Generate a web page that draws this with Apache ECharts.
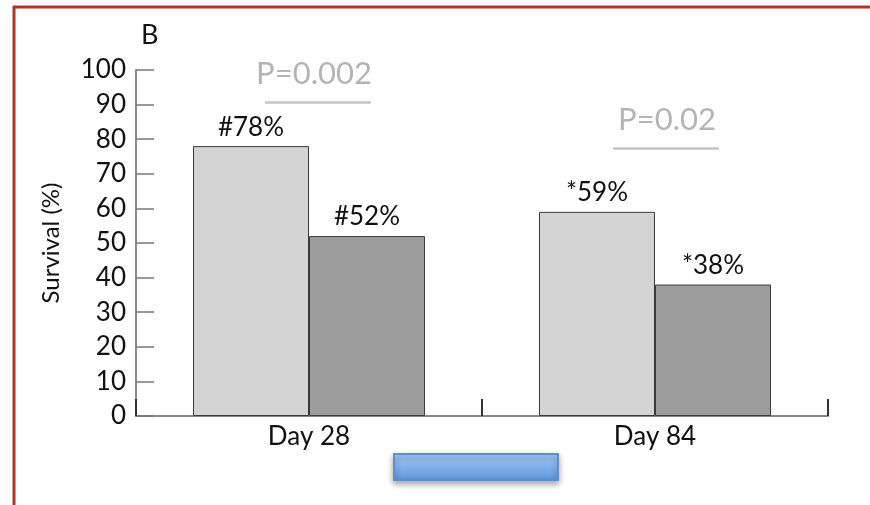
<!DOCTYPE html>
<html>
<head>
<meta charset="utf-8">
<script src="https://cdn.jsdelivr.net/npm/echarts@6/dist/echarts.min.js"></script>
<style>
  html, body { margin: 0; padding: 0; background: #ffffff; }
  #chart { width: 870px; height: 505px; }
</style>
</head>
<body>
<div id="chart"></div>
<script>
// Survival at two time points, two groups per time point
const categories = ['Day 28', 'Day 84'];
const groupA = [78, 59];          // lighter bars
const groupB = [52, 38];          // darker bars
const markPrefix = ['#', '*'];    // significance marks per time point
const pValues = ['P=0.002', 'P=0.02'];
const yTicks = { min: 0, max: 100, interval: 10 };

const FONT = 'Lato, "Noto Sans", sans-serif';

const chart = echarts.init(document.getElementById('chart'), null, { renderer: 'canvas' });

function barLabel() {
  return {
    show: true,
    position: 'top',
    distance: 6,
    fontFamily: FONT,
    fontSize: 26,
    color: '#111111',
    formatter: p => markPrefix[p.dataIndex] + p.value + '%'
  };
}

const option = {
  animation: false,
  backgroundColor: '#ffffff',
  title: {
    text: 'B',
    left: 141,
    top: 22,
    padding: 0,
    textStyle: { fontFamily: FONT, fontSize: 27, fontWeight: 'normal', color: '#111111' }
  },
  grid: { left: 136, right: 42, top: 70, bottom: 89 },
  xAxis: {
    type: 'category',
    data: categories,
    axisLine: { lineStyle: { color: '#8a8a8a', width: 2 } },
    axisTick: { show: true, inside: true, length: 17, lineStyle: { color: '#333333', width: 2 } },
    axisLabel: { fontFamily: FONT, fontSize: 26, color: '#111111', margin: 8 },
    splitLine: { show: false }
  },
  yAxis: {
    type: 'value',
    min: yTicks.min,
    max: yTicks.max,
    interval: yTicks.interval,
    name: 'Survival (%)',
    nameLocation: 'middle',
    nameRotate: 90,
    nameGap: 73,
    nameTextStyle: { fontFamily: FONT, fontSize: 24, color: '#111111' },
    axisLine: { show: true, lineStyle: { color: '#8a8a8a', width: 2 } },
    axisTick: { show: true, inside: true, length: 18, lineStyle: { color: '#777777', width: 1.5 } },
    axisLabel: { fontFamily: FONT, fontSize: 26, color: '#111111', margin: 10 },
    splitLine: { show: false }
  },
  series: [
    {
      type: 'bar',
      data: groupA,
      barWidth: 116,
      barGap: '0%',
      itemStyle: { color: '#d4d4d4', borderColor: '#3a3a3a', borderWidth: 1 },
      label: barLabel()
    },
    {
      type: 'bar',
      data: groupB,
      barWidth: 116,
      barGap: '0%',
      itemStyle: { color: '#9d9d9d', borderColor: '#3a3a3a', borderWidth: 1 },
      label: barLabel()
    }
  ],
  graphic: [
    // frame lines along the top and left edges
    { type: 'line', shape: { x1: 13, y1: 7, x2: 870, y2: 7 }, style: { stroke: '#b0321f', lineWidth: 3 } },
    { type: 'line', shape: { x1: 14, y1: 6, x2: 14, y2: 505 }, style: { stroke: '#b0321f', lineWidth: 3 } },
    // p-value annotations
    { type: 'text', x: 314, y: 74, style: { text: pValues[0], font: '31px Lato, "Noto Sans", sans-serif', fill: '#b4b4b4', align: 'center', verticalAlign: 'middle' } },
    { type: 'line', shape: { x1: 265, y1: 102.5, x2: 371, y2: 102.5 }, style: { stroke: '#c4c4c4', lineWidth: 2.5 } },
    { type: 'text', x: 667, y: 120, style: { text: pValues[1], font: '31px Lato, "Noto Sans", sans-serif', fill: '#b4b4b4', align: 'center', verticalAlign: 'middle' } },
    { type: 'line', shape: { x1: 613, y1: 148.5, x2: 719, y2: 148.5 }, style: { stroke: '#c4c4c4', lineWidth: 2.5 } },
    // blue box below the axis
    {
      type: 'rect',
      shape: { x: 394, y: 454, width: 164, height: 26 },
      style: {
        fill: new echarts.graphic.LinearGradient(0, 0, 0, 1, [
          { offset: 0, color: '#a9cbfa' },
          { offset: 1, color: '#5b95dc' }
        ]),
        stroke: '#5b8fd1',
        lineWidth: 2,
        shadowBlur: 6,
        shadowOffsetY: 3,
        shadowColor: 'rgba(0,0,0,0.35)'
      }
    }
  ]
};

chart.setOption(option);
</script>
</body>
</html>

******

What is needed: Write out the whole listing again, exactly, with no pictures.

Answer to this exercise:
Generate a web page that draws this with Apache ECharts.
<!DOCTYPE html>
<html>
<head>
<meta charset="utf-8">
<script src="https://cdn.jsdelivr.net/npm/echarts@6/dist/echarts.min.js"></script>
<style>
  html, body { margin: 0; padding: 0; background: #ffffff; }
  #chart { width: 870px; height: 505px; }
</style>
</head>
<body>
<div id="chart"></div>
<script>
// Survival at two time points, two groups per time point
const categories = ['Day 28', 'Day 84'];
const groupA = [78, 59];          // lighter bars
const groupB = [52, 38];          // darker bars
const markPrefix = ['#', '*'];    // significance marks per time point
const pValues = ['P=0.002', 'P=0.02'];
const yTicks = { min: 0, max: 100, interval: 10 };

const FONT = 'Lato, "Noto Sans", sans-serif';

const chart = echarts.init(document.getElementById('chart'), null, { renderer: 'canvas' });

function barLabel() {
  return {
    show: true,
    position: 'top',
    distance: 6,
    fontFamily: FONT,
    fontSize: 26,
    color: '#111111',
    formatter: p => markPrefix[p.dataIndex] + p.value + '%'
  };
}

const option = {
  animation: false,
  backgroundColor: '#ffffff',
  title: {
    text: 'B',
    left: 141,
    top: 22,
    padding: 0,
    textStyle: { fontFamily: FONT, fontSize: 27, fontWeight: 'normal', color: '#111111' }
  },
  grid: { left: 136, right: 42, top: 70, bottom: 89 },
  xAxis: {
    type: 'category',
    data: categories,
    axisLine: { lineStyle: { color: '#8a8a8a', width: 2 } },
    axisTick: { show: true, inside: true, length: 17, lineStyle: { color: '#333333', width: 2 } },
    axisLabel: { fontFamily: FONT, fontSize: 26, color: '#111111', margin: 8 },
    splitLine: { show: false }
  },
  yAxis: {
    type: 'value',
    min: yTicks.min,
    max: yTicks.max,
    interval: yTicks.interval,
    name: 'Survival (%)',
    nameLocation: 'middle',
    nameRotate: 90,
    nameGap: 73,
    nameTextStyle: { fontFamily: FONT, fontSize: 24, color: '#111111' },
    axisLine: { show: true, lineStyle: { color: '#8a8a8a', width: 2 } },
    axisTick: { show: true, inside: true, length: 18, lineStyle: { color: '#777777', width: 1.5 } },
    axisLabel: { fontFamily: FONT, fontSize: 26, color: '#111111', margin: 10 },
    splitLine: { show: false }
  },
  series: [
    {
      type: 'bar',
      data: groupA,
      barWidth: 116,
      barGap: '0%',
      itemStyle: { color: '#d4d4d4', borderColor: '#3a3a3a', borderWidth: 1 },
      label: barLabel()
    },
    {
      type: 'bar',
      data: groupB,
      barWidth: 116,
      barGap: '0%',
      itemStyle: { color: '#9d9d9d', borderColor: '#3a3a3a', borderWidth: 1 },
      label: barLabel()
    }
  ],
  graphic: [
    // frame lines along the top and left edges
    { type: 'line', shape: { x1: 13, y1: 7, x2: 870, y2: 7 }, style: { stroke: '#b0321f', lineWidth: 3 } },
    { type: 'line', shape: { x1: 14, y1: 6, x2: 14, y2: 505 }, style: { stroke: '#b0321f', lineWidth: 3 } },
    // p-value annotations
    { type: 'text', x: 314, y: 74, style: { text: pValues[0], font: '31px Lato, "Noto Sans", sans-serif', fill: '#b4b4b4', align: 'center', verticalAlign: 'middle' } },
    { type: 'line', shape: { x1: 265, y1: 102.5, x2: 371, y2: 102.5 }, style: { stroke: '#c4c4c4', lineWidth: 2.5 } },
    { type: 'text', x: 667, y: 120, style: { text: pValues[1], font: '31px Lato, "Noto Sans", sans-serif', fill: '#b4b4b4', align: 'center', verticalAlign: 'middle' } },
    { type: 'line', shape: { x1: 613, y1: 148.5, x2: 719, y2: 148.5 }, style: { stroke: '#c4c4c4', lineWidth: 2.5 } },
    // blue box below the axis
    {
      type: 'rect',
      shape: { x: 394, y: 454, width: 164, height: 26 },
      style: {
        fill: new echarts.graphic.LinearGradient(0, 0, 0, 1, [
          { offset: 0, color: '#a9cbfa' },
          { offset: 1, color: '#5b95dc' }
        ]),
        stroke: '#5b8fd1',
        lineWidth: 2,
        shadowBlur: 6,
        shadowOffsetY: 3,
        shadowColor: 'rgba(0,0,0,0.35)'
      }
    }
  ]
};

chart.setOption(option);
</script>
</body>
</html>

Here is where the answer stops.